*Task*
Starting with the first line of the listing, quote each line exactly until and including the one with "import plotly.graph_objects as go", leaving pictures out.

*Source excerpt*
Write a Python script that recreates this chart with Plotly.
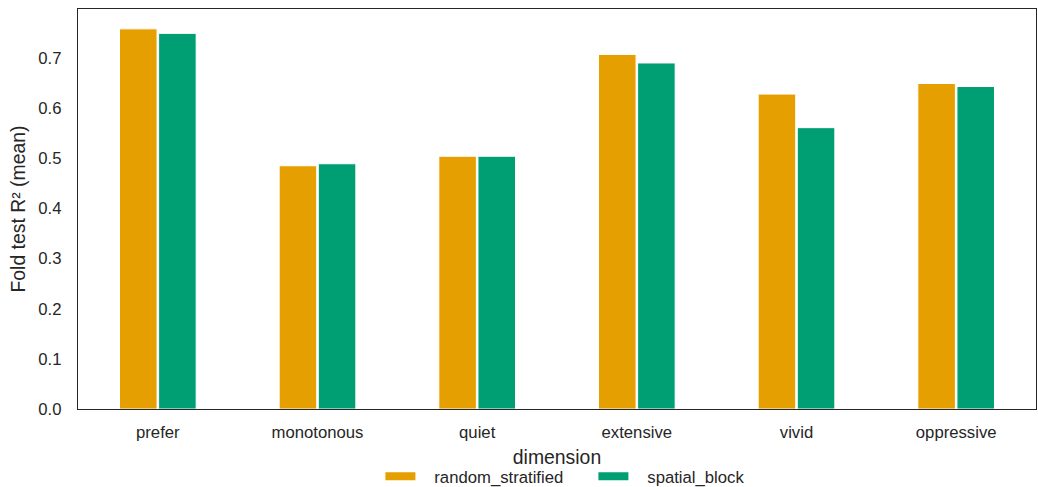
import plotly.graph_objects as go

categories = ["prefer", "monotonous", "quiet", "extensive", "vivid", "oppressive"]
random_stratified = [0.758, 0.485, 0.504, 0.707, 0.628, 0.649]
spatial_block = [0.749, 0.489, 0.504, 0.690, 0.561, 0.643]
series_names = ["random_stratified", "spatial_block"]
colors = ["#E69F00", "#009E73"]

fig = go.Figure()
for name, vals, col in zip(series_names, [random_stratified, spatial_block], colors):
    fig.add_trace(go.Bar(
        x=categories, y=vals, name=name, showlegend=False,
        marker=dict(color=col, line=dict(color="white", width=1)),
    ))
# legend entries drawn as wide swatches (non-breaking spaces only pad the gap)
for name, col in zip(series_names, colors):
    fig.add_trace(go.Scatter(
        x=[None], y=[None], mode="lines", name="\u00a0\u00a0\u00a0" + name,
        line=dict(color=col, width=8), showlegend=True,
    ))

font_family = "Arial, Liberation Sans, sans-serif"
fig.update_layout(
    width=1038, height=487,
    margin=dict(l=78, r=2, t=9, b=78, autoexpand=False),
    plot_bgcolor="white", paper_bgcolor="white",
    barmode="group", bargap=0.51, bargroupgap=0.04,
    font=dict(family=font_family, size=16.7, color="#262626"),
    showlegend=True,
    legend=dict(orientation="h", x=0.538, xanchor="center", y=-0.125, yanchor="top",
                font=dict(size=16.7), itemwidth=30, entrywidth=168,
                traceorder="normal", bgcolor="rgba(0,0,0,0)"),
)
fig.update_xaxes(
    showline=True, linecolor="#262626", linewidth=1.2, mirror=True,
    showgrid=False, ticks="", range=[-0.5, 5.5], automargin=False,
    title=dict(text="dimension", font=dict(size=19.4), standoff=9),
    tickfont=dict(size=16.7), ticklabelstandoff=8,
)
fig.update_yaxes(
    showline=True, linecolor="#262626", linewidth=1.2, mirror=True,
    showgrid=False, ticks="", range=[0, 0.7976], dtick=0.1, tickformat=".1f",
    automargin=False,
    title=dict(text="Fold test R² (mean)", font=dict(size=19.4), standoff=7),
    tickfont=dict(size=16.7), zeroline=False, ticklabelstandoff=12,
)
fig.write_html("out.html", config={"displayModeBar": False},
               post_script="document.body.style.margin='0px';document.body.style.overflow='hidden';")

*Answer to the exercise*
Write a Python script that recreates this chart with Plotly.
import plotly.graph_objects as go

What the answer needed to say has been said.